Monday, July 30, 2007

On Guava, Company Policy, and Airport Security

Monday was our flight to Oahu, but that wasn’t going to stop us from enjoying our last day on Kauai. We went back to Tunnels, for another great experience that included sighting a white-tipped reef shark.

Before the airport, we stopped by a guava farm, where they have a store that sells all kinds of guava products, except the one everyone really wants, which is guava jelly. The guy said they can never keep up with demand, and are always out of it. I told Kelly they’re idiots and should raise the price of their jelly until they can keep up with demand, which led to a discussion about free markets versus the “fairness” of socialism. My take on guava is that is smells better than it tastes, which is ironically also my take on socialism.



Checking into the Kauai airport, Kelly and I ran into a problem we experienced previously on our original Continental flight out of L.A. We decided to pack one large bag to check, holding both of our stuff. With both of our clothes, snorkel gear, books, etc, the bag weighs about 55 lbs. Both Continental and Aloha Airlines have policies that no bag can weigh more than 50 lbs without incurring a $25 fee. Having already failed at Continental to explain our situation in a way that allowed for an exception to be made, I foolishly tried again at Aloha.

Me: “You see, my wife and I packed one large bag together. If we had put the same stuff into two bags, the total weight would have been the same (actually, slightly heavier due to the extra bag), but you would have allowed that onto the plane no problem.”

Aloha: “Yes, but each bag must be under 50 lbs.”

Me: “Oh, right, yes, I totally understand the policy. I’m saying that policy is nonsensical, because from a total weight perspective (the reduction of which is the only reason I can think of for the policy), our bringing two bags instead of the one we brought would have been MORE total weight on Aloha’s plane.”

Aloha: “Yes, but your bag weighs more than 50 lbs, which is over the limit.”

Me: “Who’s on first?”

Aloha: “This one goes to 11.”

Not wanting to pay the $25 overweight fee on principle, I take out a plastic trash bag we had packed, and Kelly and I start loading it with our snorkel gear, some shoes, and whatever else necessary to bring the bag under 50 lbs (the same crap incurs no fine in a carry-on, crowded overhead bins be damned). Cut to 10 minutes later at security, where the plastic bag is flagged for having our newly purchased bottle of sunscreen in it. So we had to ditch a full bottle of $12 sunscreen so that everyone can feel safe on our plane. Now I start to spiral into righteous indignation (not out loud) and start scribbling thoughts feverishly as we wait for our plane. Let’s review America’s safety record, shall we?

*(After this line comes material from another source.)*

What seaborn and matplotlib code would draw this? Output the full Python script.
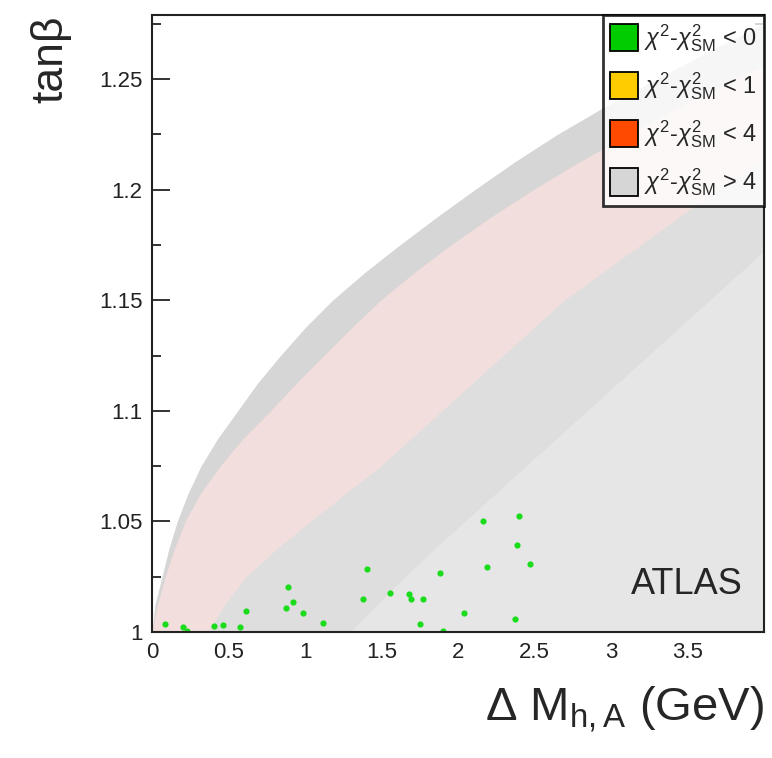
import numpy as np
import pandas as pd
import seaborn as sns
import matplotlib.pyplot as plt
from matplotlib.patches import Patch
from matplotlib.ticker import MultipleLocator

tanb_grid = [1.0, 1.0125, 1.025, 1.0375, 1.05, 1.0625, 1.075, 1.0875, 1.1, 1.1125, 1.125,
             1.1375, 1.15, 1.1625, 1.175, 1.1875, 1.2, 1.2125, 1.225, 1.2375, 1.25, 1.2625,
             1.275, 1.2875]
# left edge of the scanned (grey) region, in Delta M
gray_edge = [0.0, 0.02, 0.065, 0.11, 0.165, 0.235, 0.32, 0.43, 0.56, 0.69, 0.84,
             1.0, 1.18, 1.39, 1.62, 1.86, 2.11, 2.37, 2.65, 2.96, 3.30, 3.64,
             4.0, 4.4]
# band with chi2 - chi2_SM < 4 points mixed in (pinkish)
pink_left = [0.0, 0.04, 0.09, 0.15, 0.22, 0.32, 0.45, 0.60, 0.78, 0.95, 1.13,
             1.31, 1.50, 1.72, 1.96, 2.22, 2.50, 2.80, 3.12, 3.46, 3.82, 4.2,
             4.6, 5.0]
pink_right = [0.37, 0.48, 0.62, 0.82, 1.04, 1.27, 1.50, 1.70, 1.90, 2.10, 2.30,
              2.50, 2.70, 2.95, 3.20, 3.45, 3.70, 3.98, 4.26, 4.55, 4.85, 5.15,
              5.45, 5.75]
# denser grey band on the right of the pink one
mid_right = [1.30, 1.48, 1.66, 1.85, 2.05, 2.25, 2.45, 2.65, 2.85, 3.05, 3.25,
             3.45, 3.65, 3.85, 4.05, 4.25, 4.45, 4.65, 4.85, 5.05, 5.3, 5.55,
             5.8, 6.05]

# best points (chi2 - chi2_SM < 0)
green_dm = [0.085, 0.204, 0.230, 0.406, 0.461, 0.574, 0.615, 0.886, 0.874, 0.924,
            0.984, 1.115, 1.406, 1.382, 1.556, 1.682, 1.695, 1.769, 1.754, 1.882,
            1.899, 2.036, 2.164, 2.188, 2.373, 2.399, 2.384, 2.471]
green_tanb = [1.0037, 1.0022, 1.0006, 1.0026, 1.0034, 1.0022, 1.0094, 1.0203, 1.0109, 1.0135,
              1.0087, 1.0040, 1.0284, 1.0151, 1.0175, 1.0173, 1.0148, 1.0151, 1.0037, 1.0268,
              1.0005, 1.0085, 1.0500, 1.0296, 1.0061, 1.0523, 1.0392, 1.0306]

legend_labels = [r"$\chi^{2}$-$\chi^{2}_{\rm SM}$ < 0", r"$\chi^{2}$-$\chi^{2}_{\rm SM}$ < 1",
                 r"$\chi^{2}$-$\chi^{2}_{\rm SM}$ < 4", r"$\chi^{2}$-$\chi^{2}_{\rm SM}$ > 4"]
legend_colors = ["#00cc00", "#ffcc00", "#ff4a00", "#d6d6d6"]

sns.set_style("ticks")
plt.rcParams['font.family'] = ['Liberation Sans', 'DejaVu Sans']
plt.rcParams['mathtext.fontset'] = 'custom'
plt.rcParams['mathtext.rm'] = 'Liberation Sans'
plt.rcParams['mathtext.it'] = 'Liberation Sans:italic'

fig = plt.figure(figsize=(7.72, 7.58), dpi=100)
ax = fig.add_axes([0.197, 0.1662, 0.7926, 0.814])

x_max = 4.0
# scanned region and its sub-bands
ax.fill_betweenx(tanb_grid, gray_edge, x_max, color="#e6e6e6", lw=0, zorder=1)
ax.fill_betweenx(tanb_grid, gray_edge, pink_left, color="#d6d6d6", lw=0, zorder=2)
ax.fill_betweenx(tanb_grid, pink_right, mid_right, color="#dedede", lw=0, zorder=2)
ax.fill_betweenx(tanb_grid, pink_left, pink_right, color="#f2dedc", lw=0, zorder=3)

df = pd.DataFrame({'dm': green_dm, 'tanb': green_tanb})
sns.scatterplot(data=df, x='dm', y='tanb', color="#1bdc1b", s=20, linewidth=0, ax=ax, zorder=5)

ax.set_xlim(0, x_max)
ax.set_ylim(1.0, 1.279)
ax.xaxis.set_minor_locator(MultipleLocator(0.1))
ax.yaxis.set_minor_locator(MultipleLocator(0.025))
ax.set_xticks([0, 0.5, 1, 1.5, 2, 2.5, 3, 3.5])
ax.set_xticklabels(["0", "0.5", "1", "1.5", "2", "2.5", "3", "3.5"])
ax.set_yticks([1.0, 1.05, 1.1, 1.15, 1.2, 1.25])
ax.set_yticklabels(["1", "1.05", "1.1", "1.15", "1.2", "1.25"])
ax.tick_params(which='both', direction='in', top=False, right=True, width=1.3,
               labelsize=16, colors='#222222')
ax.tick_params(which='major', length=13, pad=7)
ax.tick_params(which='minor', length=6.5)
for s in ax.spines.values():
    s.set_linewidth(1.5)
    s.set_color('#222222')
    s.set_zorder(10)

ax.set_xlabel(r"$\Delta$ M$_{\rm h,A}$ (GeV)", fontsize=34, loc='right', labelpad=16)
ax.set_ylabel("tanβ", fontsize=32, loc='top', labelpad=20)

ax.text(3.86, 1.0215, "ATLAS", ha='right', va='center', fontsize=26, zorder=6)

handles = [Patch(facecolor=c, edgecolor='black', linewidth=1.3) for c in legend_colors]
leg = ax.legend(handles, legend_labels, loc='upper right', bbox_to_anchor=(1.0, 1.0),
                borderaxespad=0, fontsize=17, frameon=True, fancybox=False,
                handlelength=1.2, handleheight=1.4, handletextpad=0.25,
                labelspacing=0.7, borderpad=0.3)
leg.get_frame().set_edgecolor('black')
leg.get_frame().set_linewidth(2)
leg.set_zorder(20)

plt.savefig("out.png", dpi=100)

Event 1: September 11, 2001
Security Enhancement : Locking cockpit doors, air marshalls, lots of other added security measures
Prevents: Event 1 only

Event 2: Richard Reid, the Shoe Bomber
Security Enhancement: All shoes
must go through x-ray
Prevents: Event 2 only

Event 3: Attempt to blow up planes with liquids on carry-ons
Security Enhancement: Severe limitations on carry-on liquids
Prevents: Event 3 only

Can you finish this sequence?

Obviously, Event 4 will exploit a not-yet-thought-of security hole, yet nobody in the security department has thought through our event-leads-to-hyper-specific-response cycle enough to realize it doesn’t make us any safer. An example: Richard Reid had a bomb in his shoe, so now all shoes have to go through x-ray. What if Richard Reid had strapped a bomb to the inside of his underwear? Are we going to strip search everyone? Actually, there’s a much more significant (and fundamental) flaw exposed by this example. Why when someone wears a shoe bomb onto a plane do we then assume that the next bomb is likely to be in a shoe? The 9/11 Commission Report concluded American intelligence suffered from a “failure of imagination” that failed to predict the possibility of 9/11 . I don’t know about you, but I think 9/11 would have taken quite a bit more imagination to predict than extrapolating from shoes to underwear. In the minds of aviation security watchdogs, bombs are more likely to be in shoes because in the recent past, one guy had a bomb in his shoe and zero guys had a bomb in their underwear. But it is precisely because now shoes go through x-ray and undees don’t that the next terrorist will be known as the Underwear Bomber. But just relax, everyone, the Hawaiian Tropic is safely in the garbage.